The Secular Kingdom, on the other hand – also identified as the Civil or Common Kingdom – includes all other parts of life. In this realm Christ reigns as Creator over all men, exercising His authority not via Scripture, but by means of Natural Law. Natural Law is defined as the revelation of God’s truth as it is encompassed within the creation and written on the human conscience.

Because Christ is believed to rule these two kingdoms on the basis of different relationships, R2K proponents argue that it is inappropriate to use Scripture – which is meant to govern the Sacred Kingdom – for regulating life in the Secular Kingdom. For instance, according to R2K principles, it would be wrong to appeal to the Bible as the basis for passing a law or as the grounds for a court ruling. Likewise, it (allegedly) would be inappropriate to apply the instruction of Scripture to business management or to the teaching of science.

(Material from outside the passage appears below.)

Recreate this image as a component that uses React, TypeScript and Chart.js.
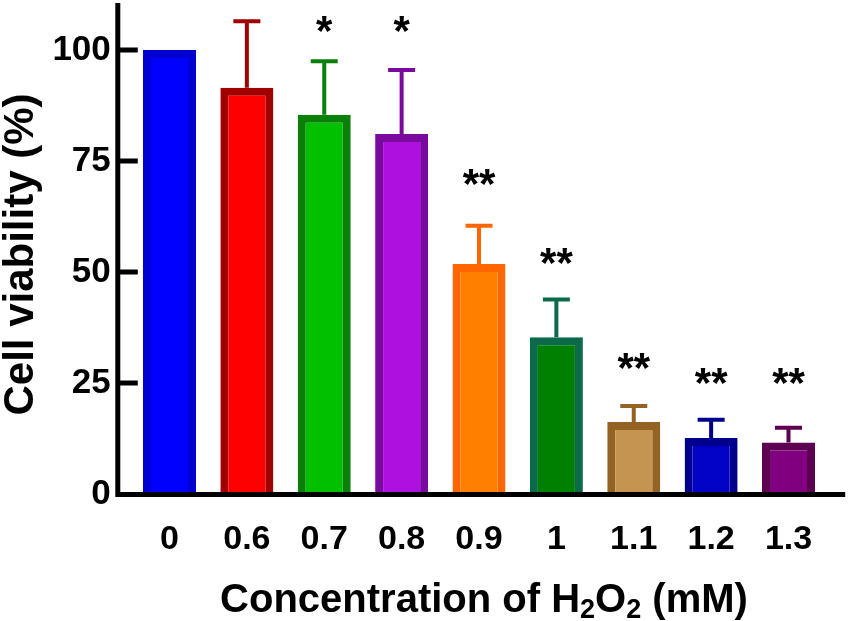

There is, in this divided view of life, no such thing as a distinctly “Christian” manner of governing, building, farming, or … well, of doing anything that is part of the Secular Kingdom. Therefore to attempt to direct life in the Secular Kingdom by means of Scripture is regarded as a wrong-headed confusing of the kingdoms.

That is more than a little disturbing.

In support of their radical bifurcation of life, R2K advocates appeal to Calvin. They particularly Calvin’s a statement in section 3.19.15 of his Institutes of the Christian Religion, declaring that “there is a twofold government in man: one aspect is spiritual, whereby the conscience is instructed in piety and in reverencing God; the second is political, whereby man is educated for the duties of humanity and citizenship that must be maintained among men. … There are in man, so to speak, two worlds, over which different kings and different laws have authority.”

However, the context in which Calvin makes these remarks have regard to the Christian’s liberty of conscience, which encompasses matters spiritual. His primary point is that liberty of conscience does not exempt Christians from the duty to obey laws of the state. The conscience, says Calvin, has to do with the “spiritual kingdom” which resides within man. My friends, what Calvin describes in this section of his Institutes is a far different concept than the Sacred Kingdom which, according to R2K advocates, distinguishes various aspects of the outward life and experience of men!

Moreover, Calvin was not shy about proclaiming the magistrate’s duty to govern according to the precepts of Scripture – a clear no-no by R2K standards. See, for instance, his instruction regarding the duties of magistrates in section 4.20.9 of the Institutes of the Christian Religion.  There Calvin boldly declares that the magistrate is obligated to uphold all of God’s moral law – the first table, regarding man’s duty to God; as well as the second table, regarding man’s duty to other men.

But R2K advocates don’t want to own the whole of Calvin’s counsel. They prefer to cherry-pick an out-of-context statement, molding it to their purposes – and ignoring the reformer’s affirmation that God’s Word is an essential guide for all of life, including even the making of laws by the state.

Far more could – and, at the proper time, should – be said regarding this concern. But for now, let us focus on the heart of the matter. God gave His Word as a lamp to our feet and a light to our path, by which we are made wiser than our enemies (Psalm 119). His Law has abiding validity (Matt. 5:17-19); and the whole of His Word was given to guide and equip men, that we might become complete before Him (2 Tim. 3:16-17).

Certainly that means His Word is meant to govern our worship and our personal morals. However, God Himself never restricts Scripture to those aspects of life!

Christ is King over all of life; and His Word speaks to, guides, and regulates all of life. To deny this is to silence God’s counsel and restrict His explicit instruction over much of man’s life of man. This we must never be willing to do.